▸ Data section
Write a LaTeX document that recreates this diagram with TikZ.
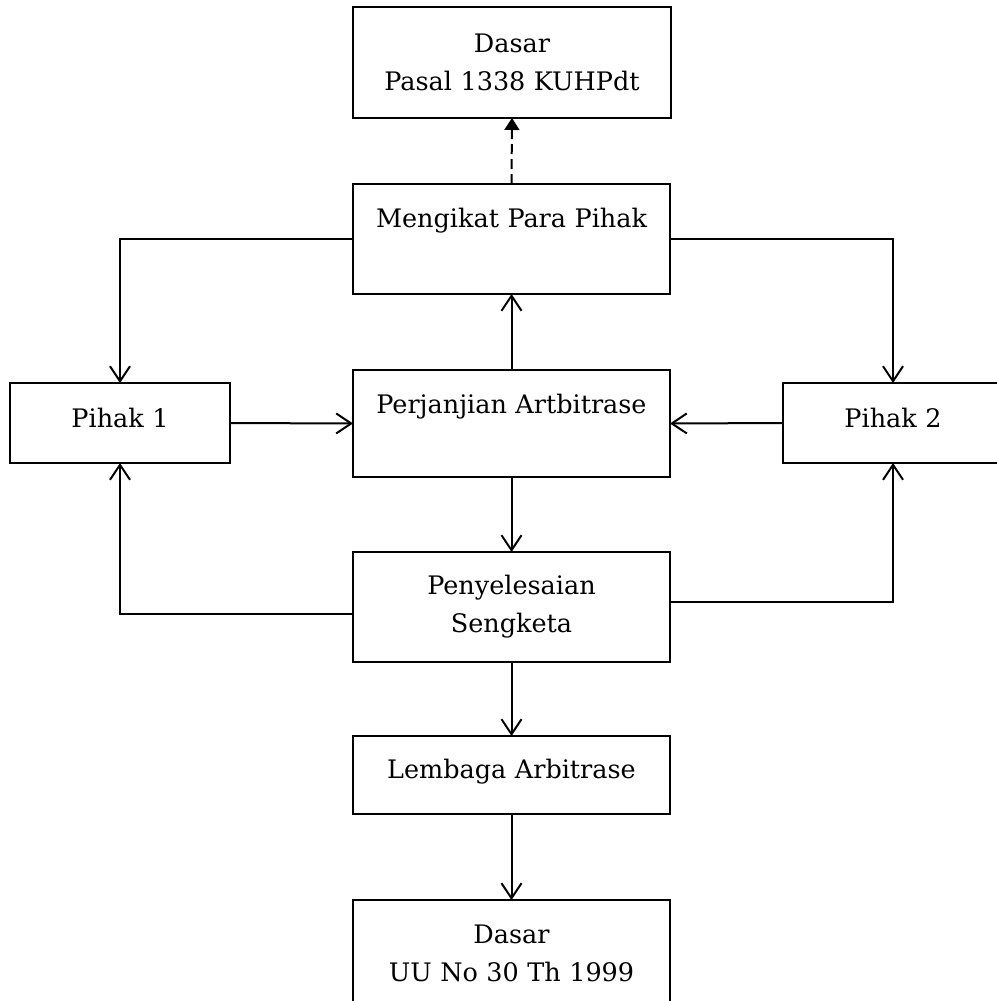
\documentclass[tikz,border=0pt]{standalone}
\usepackage{fontspec}
\setmainfont{DejaVu Serif}
\usetikzlibrary{arrows.meta}
\tikzset{
  box/.style={draw, line width=1.8pt, inner sep=0pt, outer sep=0pt, anchor=north west, align=center,
    font=\fontsize{25.5}{38.5}\selectfont},
  arr/.style={line width=2pt, -{Straight Barb[length=15pt,width=20pt,line width=2pt]}},
  darr/.style={line width=2pt, dash pattern=on 10pt off 5pt, -{Triangle[length=12pt,width=15pt]}}
}
\begin{document}
\begin{tikzpicture}[x=1pt,y=-1pt]
\useasboundingbox (0,0) rectangle (996,1001);
% boxes: text height = top->first baseline, text depth = first baseline->bottom
\node[box, text width=318pt, text height=45pt, text depth=66pt] (dasar1) at (353,7) {Dasar\\Pasal 1338 KUHPdt};
\node[box, text width=317pt, text height=43pt, text depth=67pt] (meng) at (353,184) {Mengikat Para Pihak};
\node[box, text width=317pt, text height=43pt, text depth=64pt] (perj) at (353,370) {Perjanjian Artbitrase};
\node[box, text width=220pt, text height=44pt, text depth=36pt] (p1) at (10,383) {Pihak 1};
\node[box, text width=220pt, text height=44pt, text depth=36pt] (p2) at (783,383) {Pihak 2};
\node[box, text width=317pt, text height=42pt, text depth=68pt] (peny) at (353,552) {Penyelesaian\\Sengketa};
\node[box, text width=317pt, text height=42pt, text depth=36pt] (lemb) at (353,736) {Lembaga Arbitrase};
\node[box, text width=317pt, text height=43pt, text depth=80pt] (dasar2) at (353,900) {Dasar\\UU No 30 Th 1999};
% connectors
\draw[darr] (meng.north) -- (dasar1.south);
\draw[arr] (meng.west) -| (p1.north);
\draw[arr] (meng.east) -| (p2.north);
\draw[arr] (p1.east) -- (perj.west);
\draw[arr] (p2.west) -- (perj.east);
\draw[arr] (perj.north) -- (meng.south);
\draw[arr] (perj.south) -- (peny.north);
\draw[arr] ([yshift=-7pt]peny.west) -| (p1.south);
\draw[arr] ([yshift=5pt]peny.east) -| (p2.south);
\draw[arr] (peny.south) -- (lemb.north);
\draw[arr] (lemb.south) -- (dasar2.north);
\end{tikzpicture}
\end{document}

▸ Task statement
Images in the data above are to be skipped. Retype all other material exactly.

▸ Written response
Write a LaTeX document that recreates this diagram with TikZ.
\documentclass[tikz,border=0pt]{standalone}
\usepackage{fontspec}
\setmainfont{DejaVu Serif}
\usetikzlibrary{arrows.meta}
\tikzset{
  box/.style={draw, line width=1.8pt, inner sep=0pt, outer sep=0pt, anchor=north west, align=center,
    font=\fontsize{25.5}{38.5}\selectfont},
  arr/.style={line width=2pt, -{Straight Barb[length=15pt,width=20pt,line width=2pt]}},
  darr/.style={line width=2pt, dash pattern=on 10pt off 5pt, -{Triangle[length=12pt,width=15pt]}}
}
\begin{document}
\begin{tikzpicture}[x=1pt,y=-1pt]
\useasboundingbox (0,0) rectangle (996,1001);
% boxes: text height = top->first baseline, text depth = first baseline->bottom
\node[box, text width=318pt, text height=45pt, text depth=66pt] (dasar1) at (353,7) {Dasar\\Pasal 1338 KUHPdt};
\node[box, text width=317pt, text height=43pt, text depth=67pt] (meng) at (353,184) {Mengikat Para Pihak};
\node[box, text width=317pt, text height=43pt, text depth=64pt] (perj) at (353,370) {Perjanjian Artbitrase};
\node[box, text width=220pt, text height=44pt, text depth=36pt] (p1) at (10,383) {Pihak 1};
\node[box, text width=220pt, text height=44pt, text depth=36pt] (p2) at (783,383) {Pihak 2};
\node[box, text width=317pt, text height=42pt, text depth=68pt] (peny) at (353,552) {Penyelesaian\\Sengketa};
\node[box, text width=317pt, text height=42pt, text depth=36pt] (lemb) at (353,736) {Lembaga Arbitrase};
\node[box, text width=317pt, text height=43pt, text depth=80pt] (dasar2) at (353,900) {Dasar\\UU No 30 Th 1999};
% connectors
\draw[darr] (meng.north) -- (dasar1.south);
\draw[arr] (meng.west) -| (p1.north);
\draw[arr] (meng.east) -| (p2.north);
\draw[arr] (p1.east) -- (perj.west);
\draw[arr] (p2.west) -- (perj.east);
\draw[arr] (perj.north) -- (meng.south);
\draw[arr] (perj.south) -- (peny.north);
\draw[arr] ([yshift=-7pt]peny.west) -| (p1.south);
\draw[arr] ([yshift=5pt]peny.east) -| (p2.south);
\draw[arr] (peny.south) -- (lemb.north);
\draw[arr] (lemb.south) -- (dasar2.north);
\end{tikzpicture}
\end{document}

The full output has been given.